Aby podążać tą ścieżką, potrzebujesz również zewnętrznej pomocy i rady, abyś mógł usunąć pierwsze kamienie, które blokują ci drogę do kontaktu ze światem Boga. Celem pomocy z zewnątrz jest umożliwienie pomocy wewnętrznej lub, mówiąc inaczej, pomoc musi najpierw nadejść poprzez zewnętrzną percepcję zmysłową, aby doprowadzić do autonomii wewnętrznej percepcji lub intuicji. Pomoc z zewnątrz może być udzielona przez istotę ludzką, która osiągnęła już wyższy poziom na tej ścieżce, lub przez jednego z boskich duchów. Ale pomoc z zewnątrz nie jest wystarczająca – i nie należy myśleć, że jest wystarczająca; to tylko impuls, tylko ziarno, które musi dojrzeć w owoc poprzez własną pracę. Musisz dokonać przełomu w swoim wnętrzu.

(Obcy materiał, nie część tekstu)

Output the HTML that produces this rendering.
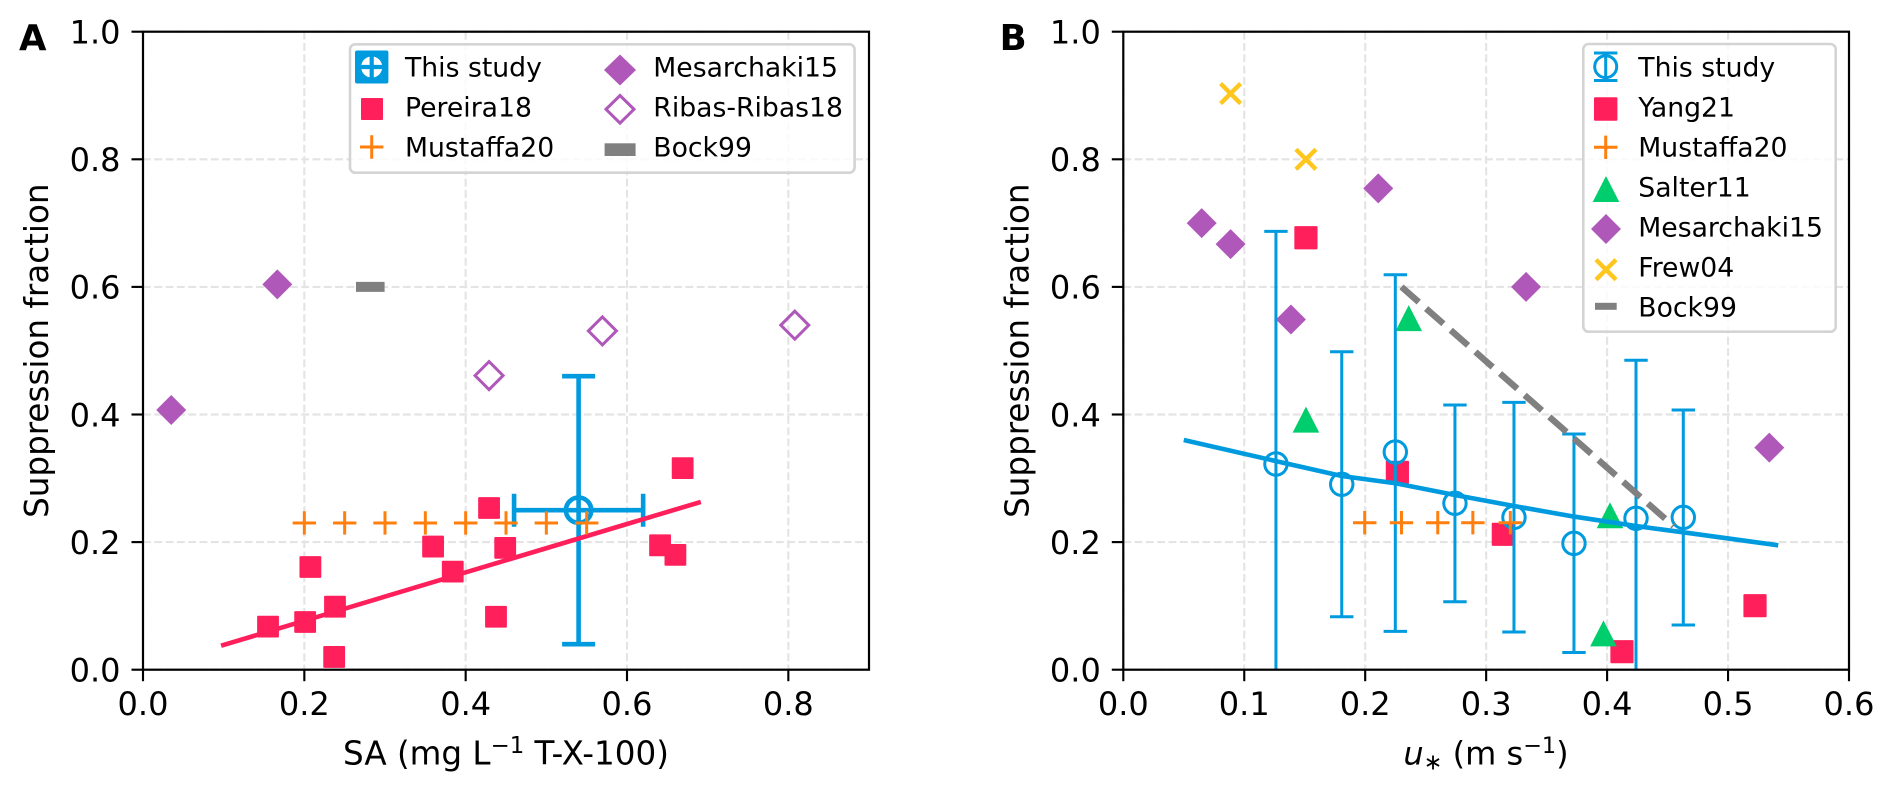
<!DOCTYPE html>
<html lang="en">
<head>
<meta charset="utf-8">
<title>Suppression fraction charts</title>
<style>
html,body{margin:0;padding:0;background:#fff;width:1892px;height:791px;overflow:hidden}
svg{display:block}
text{font-family:"DejaVu Sans","Liberation Sans",sans-serif;fill:#000}
.tick{font-size:32px}
.axt{font-size:32.6px}
.leg{font-size:26.67px}
.pl{font-size:35.5px;font-weight:bold}
</style>
</head>
<body>
<svg id="fig" xmlns="http://www.w3.org/2000/svg" width="1892" height="791" viewBox="0 0 1892 791">
  <defs>
    <clipPath id="clipA"><rect x="143" y="31.7" width="726" height="638"/></clipPath>
    <clipPath id="clipB"><rect x="1123.3" y="31.7" width="725.7" height="638"/></clipPath>
  </defs>
  <rect width="1892" height="791" fill="#fff"/>

  <g id="panelA">
    <g id="gridA"></g>
    <g id="marksA" clip-path="url(#clipA)"></g>
    <rect x="143" y="31.7" width="726" height="638" fill="none" stroke="#000" stroke-width="2.2"/>
    <g id="ticksA"></g>
    <text class="pl" x="19" y="50">A</text>
    <text class="axt" x="506" y="764.5" text-anchor="middle">SA (mg L<tspan font-size="22.8" dy="-11.5">−1</tspan><tspan dy="11.5"> T-X-100)</tspan></text>
    <text class="axt" transform="translate(48,350.7) rotate(-90)" text-anchor="middle">Suppression fraction</text>

    <g>
      <rect x="350" y="44.3" width="504.6" height="128.4" rx="5.3" fill="#fff" fill-opacity="0.8" stroke="#d4d4d4" stroke-width="2.6"/>
      <g>
        <rect x="355" y="50.5" width="33.4" height="33" rx="2" fill="#009ADE"/>
        <circle cx="371.7" cy="67" r="10.6" fill="#fff"/>
        <path d="M358 67H385.4M371.7 53V81" fill="none" stroke="#009ADE" stroke-width="4.2"/>
      </g>
      <text class="leg" x="405" y="76.3">This study</text>
      <rect x="361" y="98" width="22" height="22" rx="1" fill="#FF1F5B"/>
      <text class="leg" x="405" y="116.5">Pereira18</text>
      <path d="M360 147H383.4M371.7 135.3V158.7" stroke="#FF7F0E" stroke-width="3" fill="none"/>
      <text class="leg" x="405" y="156.5">Mustaffa20</text>
      <path d="M620 54.5L636 70L620 85.5L604 70Z" fill="#AF58BA"/>
      <text class="leg" x="653.3" y="76.3">Mesarchaki15</text>
      <path d="M620 95.5L634 109.3L620 123.1L606 109.3Z" fill="#fff" stroke="#AF58BA" stroke-width="3"/>
      <text class="leg" x="653.3" y="116.5">Ribas-Ribas18</text>
      <rect x="604.6" y="143.3" width="31" height="12.7" fill="#808080"/>
      <text class="leg" x="653.3" y="156.5">Bock99</text>
    </g>
  </g>

  <g id="panelB">
    <g id="gridB"></g>
    <g id="marksB" clip-path="url(#clipB)"></g>
    <rect x="1123.3" y="31.7" width="725.7" height="638" fill="none" stroke="#000" stroke-width="2.2"/>
    <g id="ticksB"></g>
    <text class="pl" x="999.6" y="50">B</text>
    <text class="axt" x="1486" y="764.5" text-anchor="middle" style="font-size:32px"><tspan font-style="italic">u</tspan><tspan font-size="22.4" dy="5">∗</tspan><tspan dy="-5"> (m s</tspan><tspan font-size="22.4" dy="-11.5">−1</tspan><tspan dy="11.5">)</tspan></text>
    <text class="axt" transform="translate(1028.3,350.7) rotate(-90)" text-anchor="middle">Suppression fraction</text>

    <g>
      <rect x="1583.3" y="44" width="252.4" height="287.7" rx="5.3" fill="#fff" fill-opacity="0.8" stroke="#d4d4d4" stroke-width="2.6"/>
      <g fill="none" stroke="#009ADE" stroke-width="3">
        <path d="M1605.7 53V80.5M1594 53H1617.4M1594 80.5H1617.4"/>
        <circle cx="1605.7" cy="66.7" r="11"/>
      </g>
      <text class="leg" x="1638.3" y="76.3">This study</text>
      <rect x="1594" y="97.3" width="23.4" height="23.4" rx="1" fill="#FF1F5B"/>
      <text class="leg" x="1638.3" y="116.5">Yang21</text>
      <path d="M1594 147.3H1617.4M1605.7 135.6V159" stroke="#FF7F0E" stroke-width="3" fill="none"/>
      <text class="leg" x="1638.3" y="156.5">Mustaffa20</text>
      <path d="M1606 176L1619.3 202H1592.7Z" fill="#00CD6C"/>
      <text class="leg" x="1638.3" y="196.5">Salter11</text>
      <path d="M1606 214L1621 229L1606 244L1591 229Z" fill="#AF58BA"/>
      <text class="leg" x="1638.3" y="236.5">Mesarchaki15</text>
      <path d="M1596 259.7L1616 279.7M1596 279.7L1616 259.7" stroke="#FFC61E" stroke-width="4.4" fill="none"/>
      <text class="leg" x="1638.3" y="276.5">Frew04</text>
      <rect x="1595" y="302.8" width="21.7" height="7" fill="#808080"/>
      <text class="leg" x="1638.3" y="316.5">Bock99</text>
    </g>
  </g>
</svg>

<script>
/* ---------- Panel A data ---------- */
const xTicksA = [0.0, 0.2, 0.4, 0.6, 0.8];
const yTicks = [0.0, 0.2, 0.4, 0.6, 0.8, 1.0];
const pereiraX = [0.155, 0.201, 0.238, 0.2075, 0.237, 0.3596, 0.384, 0.449, 0.4376, 0.429, 0.641, 0.660, 0.669];
const pereiraY = [0.0675, 0.0748, 0.0988, 0.161, 0.02, 0.193, 0.1537, 0.191, 0.083, 0.2534, 0.195, 0.18, 0.316];
const pereiraFitX = [0.0968, 0.6915];
const pereiraFitY = [0.0376, 0.263];
const mustaffaAX = [0.2, 0.25, 0.3, 0.35, 0.4, 0.45, 0.5, 0.55];
const mustaffaAY = [0.23, 0.23, 0.23, 0.23, 0.23, 0.23, 0.23, 0.23];
const mesarchakiAX = [0.035, 0.1665];
const mesarchakiAY = [0.407, 0.604];
const ribasX = [0.429, 0.5695, 0.808];
const ribasY = [0.461, 0.531, 0.54];
const bockAX = [0.264, 0.2995];
const bockAY = [0.6, 0.6];
const studyAX = [0.54];
const studyAY = [0.25];
const studyAXLow = [0.46];
const studyAXHigh = [0.62];
const studyAYLow = [0.04];
const studyAYHigh = [0.46];

/* ---------- Panel B data ---------- */
const xTicksB = [0.0, 0.1, 0.2, 0.3, 0.4, 0.5, 0.6];
const studyBX = [0.1262, 0.1806, 0.2249, 0.2742, 0.323, 0.3726, 0.4239, 0.463];
const studyBY = [0.3224, 0.2906, 0.3412, 0.2608, 0.2388, 0.198, 0.2373, 0.2388];
const studyBLow = [-0.04, 0.083, 0.06, 0.1066, 0.059, 0.027, -0.01, 0.07];
const studyBHigh = [0.687, 0.4984, 0.619, 0.4149, 0.419, 0.3694, 0.485, 0.407];
const studyFitX = [0.05, 0.1262, 0.1806, 0.2249, 0.2742, 0.323, 0.3726, 0.4239, 0.463, 0.5415];
const studyFitY = [0.36, 0.327, 0.3036, 0.2923, 0.2738, 0.2566, 0.24, 0.2252, 0.2153, 0.195];
const yangX = [0.151, 0.2266, 0.3142, 0.4123, 0.5223];
const yangY = [0.677, 0.3094, 0.2122, 0.0282, 0.1003];
const mustaffaBX = [0.1996, 0.23, 0.26, 0.289, 0.32];
const mustaffaBY = [0.2304, 0.2304, 0.2304, 0.2304, 0.2304];
const salterX = [0.151, 0.236, 0.4024, 0.397];
const salterY = [0.3919, 0.551, 0.242, 0.057];
const mesarchakiBX = [0.0648, 0.0887, 0.1386, 0.2108, 0.333, 0.5341];
const mesarchakiBY = [0.70, 0.667, 0.549, 0.7545, 0.60, 0.348];
const frewX = [0.0887, 0.151];
const frewY = [0.903, 0.80];
const bockBX = [0.23, 0.455];
const bockBY = [0.6, 0.225];

/* ---------- Scales ---------- */
const Y0 = 669.7, YH = 638;
const yS = v => Y0 - v * YH;
const xA = v => 143 + v * 806.67;
const xB = v => 1123.3 + v * 1209.5;

const BLUE = '#009ADE', PINK = '#FF1F5B', ORANGE = '#FF7F0E', GREEN = '#00CD6C',
      PURPLE = '#AF58BA', YELLOW = '#FFC61E', GRAY = '#808080', NS = 'http://www.w3.org/2000/svg';

function mk(tag, attrs, parent) {
  const n = document.createElementNS(NS, tag);
  for (const k in attrs) n.setAttribute(k, attrs[k]);
  parent.appendChild(n);
  return n;
}
function square(p, X, Y, s) {
  return mk('rect', {x: X - s / 2, y: Y - s / 2, width: s, height: s, rx: 1, fill: PINK}, p);
}
function plus(p, X, Y) {
  return mk('path', {d: `M${X - 11.7} ${Y}H${X + 11.7}M${X} ${Y - 11.7}V${Y + 11.7}`, stroke: ORANGE, 'stroke-width': 3, fill: 'none'}, p);
}
function cross(p, X, Y) {
  return mk('path', {d: `M${X - 10} ${Y - 10}L${X + 10} ${Y + 10}M${X - 10} ${Y + 10}L${X + 10} ${Y - 10}`, stroke: YELLOW, 'stroke-width': 4.4, fill: 'none'}, p);
}
function diamond(p, X, Y, r, fill, stroke) {
  return mk('path', {d: `M${X} ${Y - r}L${X + r} ${Y}L${X} ${Y + r}L${X - r} ${Y}Z`, fill: fill, stroke: stroke, 'stroke-width': stroke === 'none' ? 0 : 3}, p);
}
function tri(p, X, Y) {
  return mk('path', {d: `M${X} ${Y - 13}L${X + 13.3} ${Y + 13}H${X - 13.3}Z`, fill: GREEN}, p);
}
function poly(p, xs, ys, xf, stroke, w, dash) {
  const pts = xs.map((v, i) => xf(v) + ',' + yS(ys[i])).join(' ');
  const a = {points: pts, fill: 'none', stroke: stroke, 'stroke-width': w};
  if (dash) a['stroke-dasharray'] = dash;
  return mk('polyline', a, p);
}

function axes(gridId, tickId, xTicks, xf, left, right) {
  const g = document.getElementById(gridId), t = document.getElementById(tickId);
  xTicks.forEach(v => {
    const X = xf(v);
    const gl = mk('line', {x1: X, x2: X, y1: 31.7, y2: Y0, stroke: '#e4e4e4', 'stroke-width': 2.13, 'stroke-dasharray': '7.9 3.4'}, g);
    
    
    const tk = mk('line', {x1: X, x2: X, y1: Y0, y2: Y0 + 11.5, stroke: '#000', 'stroke-width': 2.13}, t);
    
    
    const lb = mk('text', {x: X, y: 715, 'text-anchor': 'middle', class: 'tick'}, t);
    lb.textContent = v.toFixed(1);
    
    
  });
  yTicks.forEach(v => {
    const Y = yS(v);
    const gl = mk('line', {x1: left, x2: right, y1: Y, y2: Y, stroke: '#e4e4e4', 'stroke-width': 2.13, 'stroke-dasharray': '7.9 3.4'}, g);
    
    
    const tk = mk('line', {x1: left - 11.5, x2: left, y1: Y, y2: Y, stroke: '#000', 'stroke-width': 2.13}, t);
    
    
    const lb = mk('text', {x: left - 22.5, y: Y + 11.8, 'text-anchor': 'end', class: 'tick'}, t);
    lb.textContent = v.toFixed(1);
    
    
  });
}
axes('gridA', 'ticksA', xTicksA, xA, 143, 869);
axes('gridB', 'ticksB', xTicksB, xB, 1123.3, 1849);

/* ---------- Panel A marks ---------- */
const mA = document.getElementById('marksA');
studyAX.forEach((v, i) => {
  const X = xA(v), Y = yS(studyAY[i]), xl = xA(studyAXLow[i]), xh = xA(studyAXHigh[i]), yl = yS(studyAYLow[i]), yh = yS(studyAYHigh[i]);
  const e = mk('path', {d: `M${xl} ${Y}H${xh}M${X} ${yl}V${yh}M${xl} ${Y - 16.5}V${Y + 16.5}M${xh} ${Y - 16.5}V${Y + 16.5}M${X - 16.5} ${yl}H${X + 16.5}M${X - 16.5} ${yh}H${X + 16.5}`, stroke: BLUE, 'stroke-width': 4.6, fill: 'none'}, mA);
  
  
  const c = mk('circle', {cx: X, cy: Y, r: 12.7, fill: 'none', stroke: BLUE, 'stroke-width': 4.6}, mA);
  
  
});
const fitA = poly(mA, pereiraFitX, pereiraFitY, xA, PINK, 4.6);


pereiraX.forEach((v, i) => {
  const m = square(mA, xA(v), yS(pereiraY[i]), 21.8);
  
  
});
mustaffaAX.forEach((v, i) => {
  const m = plus(mA, xA(v), yS(mustaffaAY[i]));
  
  
});
mesarchakiAX.forEach((v, i) => {
  const m = diamond(mA, xA(v), yS(mesarchakiAY[i]), 15, PURPLE, 'none');
  
  
});
ribasX.forEach((v, i) => {
  const m = diamond(mA, xA(v), yS(ribasY[i]), 14, 'none', PURPLE);
  
  
});
const bockA = poly(mA, bockAX, bockAY, xA, GRAY, 10);



/* ---------- Panel B marks ---------- */
const mB = document.getElementById('marksB');
yangX.forEach((v, i) => {
  const m = square(mB, xB(v), yS(yangY[i]), 23.2);
  
  
});
salterX.forEach((v, i) => {
  const m = tri(mB, xB(v), yS(salterY[i]));
  
  
});
mesarchakiBX.forEach((v, i) => {
  const m = diamond(mB, xB(v), yS(mesarchakiBY[i]), 15, PURPLE, 'none');
  
  
});
frewX.forEach((v, i) => {
  const m = cross(mB, xB(v), yS(frewY[i]));
  
  
});
studyBX.forEach((v, i) => {
  const X = xB(v), Y = yS(studyBY[i]), yl = yS(studyBLow[i]), yh = yS(studyBHigh[i]);
  const e = mk('path', {d: `M${X} ${yl}V${yh}M${X - 11.7} ${yl}H${X + 11.7}M${X - 11.7} ${yh}H${X + 11.7}`, stroke: BLUE, 'stroke-width': 3, fill: 'none'}, mB);
  
  
  const c = mk('circle', {cx: X, cy: Y, r: 11.2, fill: 'none', stroke: BLUE, 'stroke-width': 3}, mB);
  
  
});
const fitB = poly(mB, studyFitX, studyFitY, xB, BLUE, 4.6);


mustaffaBX.forEach((v, i) => {
  const m = plus(mB, xB(v), yS(mustaffaBY[i]));
  
  
});
const bockB = poly(mB, bockBX, bockBY, xB, GRAY, 6.4, '23 9.8');


</script>
</body>
</html>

Wiesz doskonale, że nie jest możliwe zaakceptowanie czegoś, bez względu na to, jak bardzo jest to pouczające, ponieważ ktoś tak mówi; jest to szczególnie niemożliwe, gdy istnieją osobiste, wewnętrzne, nieświadome opory wobec tego. Wszystkie prawdy Stworzenia, wszystkie duchowe prawa – wszystko, co ludzie są w stanie pojąć – muszą być osobiście doświadczone, aby stać się prawdziwą wewnętrzną wiedzą i być zastosowane w osobisty, produktywny sposób. Tylko podążając taką ścieżką, możliwe jest uzyskanie wewnętrznej wiedzy i jej osobiste wykorzystanie. Wgląd w jakąkolwiek prawdę może nastąpić tylko wtedy, gdy nawiązałeś osobisty kontakt ze światem Boga, przynajmniej w pewnym stopniu, a taki kontakt może nastąpić tylko wtedy, gdy osiągnąłeś przełom w swojej duszy na rzecz wyższego ja.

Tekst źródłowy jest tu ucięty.